If the administration continues to balk, it’s time to employ what the advocates call “due process” and the rest of us call “lawsuit.” Many times schools become much more reasonable to work with when a parent says the magic words, “I’d like a copy of your due process procedures, please.”

At this point, she’ll need a lawyer, preferably one who’s skilled in this particular area. I can’t recommend where she could find one, but the local Legal Services (formerly Legal Aid) organization and the National Alliance for the Mentally Ill (NAMI) may be able to give her a referral.

Above all, she needs to get started on this. In many states, the obligation to provide education only goes to age 16, and after that her son and the school may decide to part ways, regardless of her wishes. She’d have much less legal leverage at that point.

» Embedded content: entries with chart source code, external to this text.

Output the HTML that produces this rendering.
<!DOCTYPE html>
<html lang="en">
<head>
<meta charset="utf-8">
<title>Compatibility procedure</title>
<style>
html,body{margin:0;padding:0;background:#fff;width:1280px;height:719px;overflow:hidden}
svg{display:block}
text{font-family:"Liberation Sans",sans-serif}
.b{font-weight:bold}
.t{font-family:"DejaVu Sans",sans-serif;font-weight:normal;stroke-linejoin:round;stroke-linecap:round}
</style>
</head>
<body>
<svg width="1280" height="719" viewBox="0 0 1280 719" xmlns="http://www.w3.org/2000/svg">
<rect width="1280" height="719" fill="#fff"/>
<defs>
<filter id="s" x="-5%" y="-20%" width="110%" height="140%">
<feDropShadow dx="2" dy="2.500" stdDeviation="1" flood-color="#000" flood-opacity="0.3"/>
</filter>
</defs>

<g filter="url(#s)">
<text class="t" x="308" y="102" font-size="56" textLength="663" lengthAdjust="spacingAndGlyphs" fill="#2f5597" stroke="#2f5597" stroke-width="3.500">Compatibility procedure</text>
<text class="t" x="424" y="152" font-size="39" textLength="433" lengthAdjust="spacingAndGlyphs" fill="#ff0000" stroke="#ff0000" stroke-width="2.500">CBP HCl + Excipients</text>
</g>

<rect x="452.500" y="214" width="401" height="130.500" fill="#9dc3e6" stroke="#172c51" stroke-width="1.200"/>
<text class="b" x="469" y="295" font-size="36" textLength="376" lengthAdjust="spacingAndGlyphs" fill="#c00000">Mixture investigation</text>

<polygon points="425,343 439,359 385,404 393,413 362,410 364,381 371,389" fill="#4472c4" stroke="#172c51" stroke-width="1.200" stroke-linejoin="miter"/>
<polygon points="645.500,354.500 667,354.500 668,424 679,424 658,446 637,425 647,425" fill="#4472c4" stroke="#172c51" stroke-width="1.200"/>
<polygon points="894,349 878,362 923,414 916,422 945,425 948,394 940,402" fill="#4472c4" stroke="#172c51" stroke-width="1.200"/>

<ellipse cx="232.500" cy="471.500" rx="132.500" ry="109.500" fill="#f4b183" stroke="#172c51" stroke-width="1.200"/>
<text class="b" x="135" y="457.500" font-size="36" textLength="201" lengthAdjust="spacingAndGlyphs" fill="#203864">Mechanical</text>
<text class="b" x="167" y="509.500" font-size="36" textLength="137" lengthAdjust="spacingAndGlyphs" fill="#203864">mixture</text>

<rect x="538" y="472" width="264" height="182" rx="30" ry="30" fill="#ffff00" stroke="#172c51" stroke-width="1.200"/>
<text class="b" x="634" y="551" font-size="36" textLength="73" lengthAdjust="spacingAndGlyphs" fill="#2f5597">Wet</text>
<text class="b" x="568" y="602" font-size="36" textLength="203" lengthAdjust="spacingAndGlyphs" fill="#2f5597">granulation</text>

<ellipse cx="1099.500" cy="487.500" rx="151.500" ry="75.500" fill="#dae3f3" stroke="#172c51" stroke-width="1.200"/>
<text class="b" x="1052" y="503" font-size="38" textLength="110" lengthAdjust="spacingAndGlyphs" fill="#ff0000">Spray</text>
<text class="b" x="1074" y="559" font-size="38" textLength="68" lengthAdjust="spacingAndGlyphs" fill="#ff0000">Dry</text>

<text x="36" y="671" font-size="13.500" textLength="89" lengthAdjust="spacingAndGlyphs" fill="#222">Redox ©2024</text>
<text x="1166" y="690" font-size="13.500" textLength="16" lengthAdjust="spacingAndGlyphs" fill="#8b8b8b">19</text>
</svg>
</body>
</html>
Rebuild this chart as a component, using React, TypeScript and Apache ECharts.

it sounds like there might be some clues in your last post:

so what happened a few months ago? did the parents split up? did the family move? did a relative die? was anybody sick? did the kid maybe apply for something (a scholarship? a place on a team?) that he didn’t get? is anybody still after him in connection with the one fight “that [you] know about”? make a timeline–what happened around the time he stopped being a good student? also, is it possible that something happened to him that you don’t know about because he’s too ashamed to talk about it? pedophile priests, to consider one possibility, have been very skillful at intimidating their victims into silence.

if the people who run this school refuse to call the parent at the telephone number the parent provides (“we’ve got our rules”), that may reveal their attitude toward the whole process of teaching and education: rigid, bureaucratic and inflexible. That might be why the kid isn’t happy there.

Not being a part of the family, I only hear the gossip that she chooses to share and things that she is upset about. Nothing really notable has happened in the family that would cause him to act out that I have heard of. No splits in the family, no deaths, no sports or anything like that. He is a bit upset with his father right now about his parents splitting up, but that was when he was very young. Seems to have the idea that his dad cheated on his mom, though they have both told him that is not the case and the father is still very involved in his life.

He has gone to school the last two days while he has been staying with his father. It could be that he was just able to leave school and go home when he was with his mother because it was convenient. Maybe she could just change the locks and that would solve it. He may be staying with his father in any case.